The leading US exchange operator, Coinbase has announced that it had “disabled adding new credit cards as a payment method” for US-based users of its platforms. The move follows recent reports of major American banks suspending credit card purchases of cryptocurrencies.
In a blog post, published today, the company explained that it “cannot ensure customers will have a positive purchasing experience with a credit card”.
“As a result, we have disabled adding new credit cards as a payment method for US customers,” Coinbase said. “For customers in the UK, EU, Canada, Australia and Singapore, we are collecting feedback and evaluating similar changes.” Coinbase assured its users that it was actively working with card networks and card issuers to find long-term solution.

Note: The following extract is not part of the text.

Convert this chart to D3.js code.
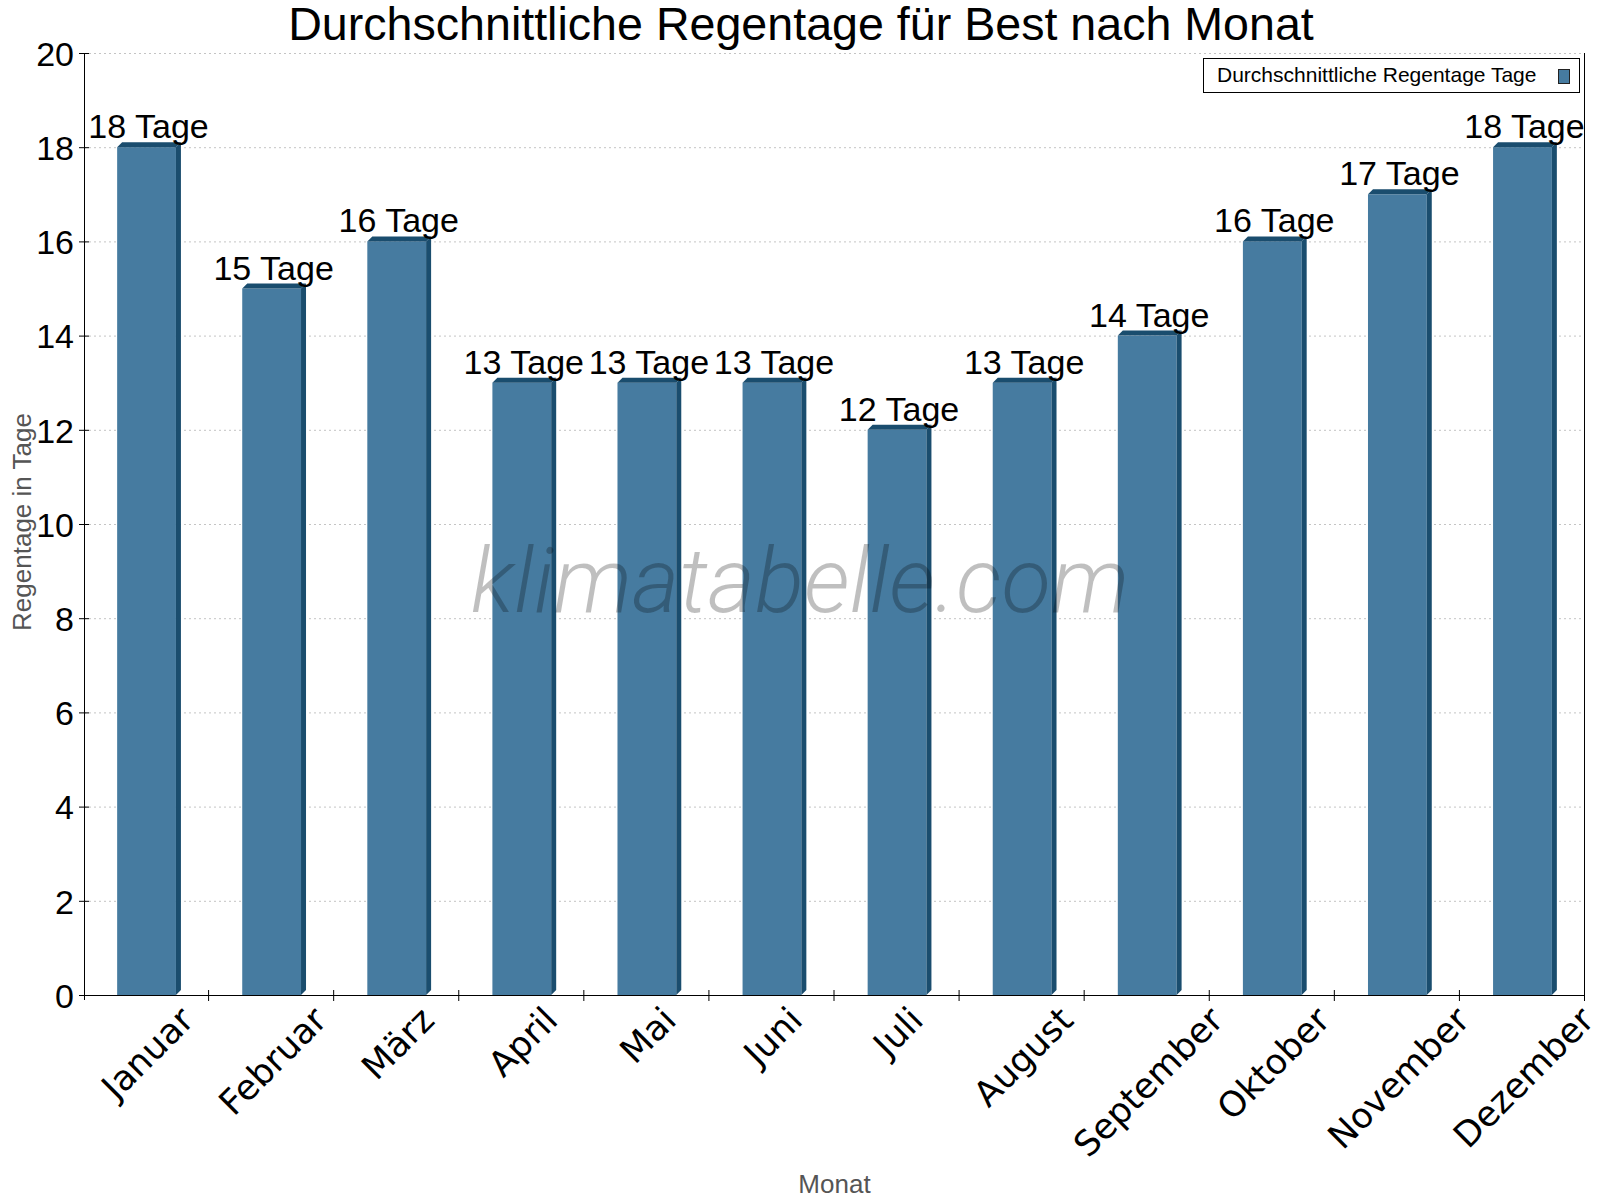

The owner of the GDAX cryptocurrency exchange also said that users who already had credit cards linked to their Coinbase accounts could continue to make purchases “so long as your bank allows them”.
Earlier this month, it was reported that JPMorgan Chase, Bank of America, Citigroup and Capital One were starting to decline credit card purchases of digital currencies, due to the credit risk associated with cryptocurrency transactions.
It was separately reported that Lloyds Banking Group (LON:LLOY) was making similar moves in the UK. The FTSE 100-listed company said on February 4 that it no longer accepted credit card transactions involving the purchase of cryptocurrencies across “Lloyds Bank, Bank of Scotland, Halifax and MBNA”.